Кандид в Питере
Кандид в Питере
Саша Кругосветов. Счастье Кандида. — М.: АСТ, 2021. — 416 с. — (Городская проза).
«Счастье Кандида» Саши Кругосветова — безусловно, питерский роман, и даже не новейших, как хотелось бы, времен, когда трагизм-драматизм Достоевского адаптированный до уровня мутных бликов на мокром асфальте и улиц, обагренных революционной кровью — вот и весь, говаривали, ваш «петербургский текст», — а скорее, опрокинут в прошлое. Где Гоголь с «Шинелью» (да-да, история бомжа по имени Кент как продолжение) и тем более с «Носом»: «В противном случае чиновники пригрозили вызвать наиболее коррупционно емкое Министерство НОС, Министерство по необъяснимым ситуациям, тогда магазин остался бы с НОС-ом, и это обошлось бы ему в изрядную копеечку».
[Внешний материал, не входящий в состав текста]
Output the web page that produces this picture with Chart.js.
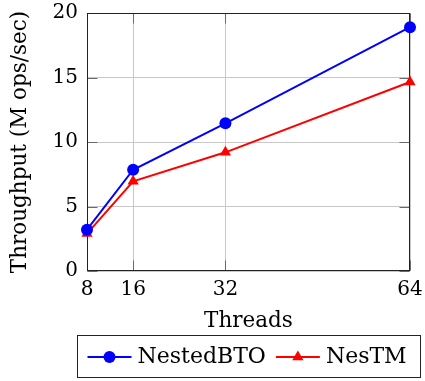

В поисках любви наш Кент разгуливает по городу и окрестностям, проведывает своих приятелей, королей свалки Шплинта и Сяву, старого друга Румба, ученого затворника Шародея. Ну, и находит, наконец, свою возлюбленную Надю.
Итак, роман-карнавал, роман-феерия, роман-бурлеск и буффонада (и пиршество «питерского» духа). Говорящие фамилии, прозрачные псевдонимы, знаковые для нескольких питерских поколений места. В целом, «Счастье Кандида» — это не просто парад стилей и словесная эквилибристика, как утверждают некоторые, прочитавшие текст, а настоящий роман-кроссворд, литературная головоломка, квест и викторина — словно «Алмазный мой венец» Катаева с целой коллекцией «зашифрованных» имен. Например, Юра Раздевалов — это ведь из эпохи «колобков», где был товарищ Обещалов, а еще чудится Одеялов из харьковской трилогии Лимонова. Последний, конечно, был явным псевдонимом, но поверьте, в тамошних дебрях каких только реальных раритетов не водилось. И Жутов, и Марсиков, и даже следователь Правдивцев (последний — в рифму следователю Прихватову из «Счастья Кандида» Кругосветова).
Все это надо знать, понимать и «хавать», как пипл — и сленг, и места, и явки-пароли с кличками-именами. Ну, и придумками всякими смешными. Франфырк-на-Майдане (Франкфурт-на-Майне), Фриляндия (Финляндия), «Большой Дуркер» (синтез премий «Большая Книга» и «Букер»). «Писатель пустоты» Плезневич (т.е. Пелевин), Сальватор Недалекий (Сальвадор Дали), Клара-с-Цепки (Клара Цеткин). Подобные вещи, стоит отметить, отображает главную суть романа — трансформация реальности. Причем во всем — от облика главного героя, бывшего капиталиста и плейбоя, ставшего бомжем, до интерьеров и территорий, растягивающихся самым волшебным образом. Магия места, скажете, ведь это Петербург? А улицы, похожие на ломбард, а жители, среди которых иные клошарки знают по четыре языка, а витрины! «За стеклом улыбчивый респектабельный мужчина в форме пилота гражданской авиации нарезал аккуратными ломтиками только что принесенного поросенка. Поросенок немного подергивался и тоже приветливо улыбался Кенту с Надей». Словом, футуристическая реальность, как все уже поняли, главный герой которой — вольтеровский Кандид, поселенный автором в 90-е и нулевые.
Сам жанр романа — авантюрно-эротический, не без постмодернизма, в котором и Гоголь, и Хармс, и Булгаков. Например, обряд венчания главного героя напоминает бал у сатаны в «Мастере и Маргарите». Или чистый Хармс в сцене не с вываливающимися старушками, а с расплющивающимися в блины посетителями магазина канцтоваров (герой романе, въехав в подвал под магазином, «расширил» пространство, и пришлось пристраивать сходни, с которых и падали, расплющиваясь, несчастные граждане). «Со временем они высохнут и превратятся в оберточную бумагу с довольно яркими принтами (копиями тех людей, которыми когда-то они были) — причем принтами с двух сторон, — узнаем мы подробности. — Такие высохшие «блины» с удовольствием берут магазины, а потом используют бумагу с изображением мужчин — чтобы оборачивать рубашки, галстуки, одеколон и прочие мужские товары, с изображением женщин и детей — женские и детские товары. Если у погибших остаются родственники, они вставляют «принты» в рамы и таким образом вообще не расстаются с любимыми».
С этим романом вообще трудно расстаться, не дочитав до футурологического конца, в котором Кент займется полетами в будущее. Как водится, во сне и наяву.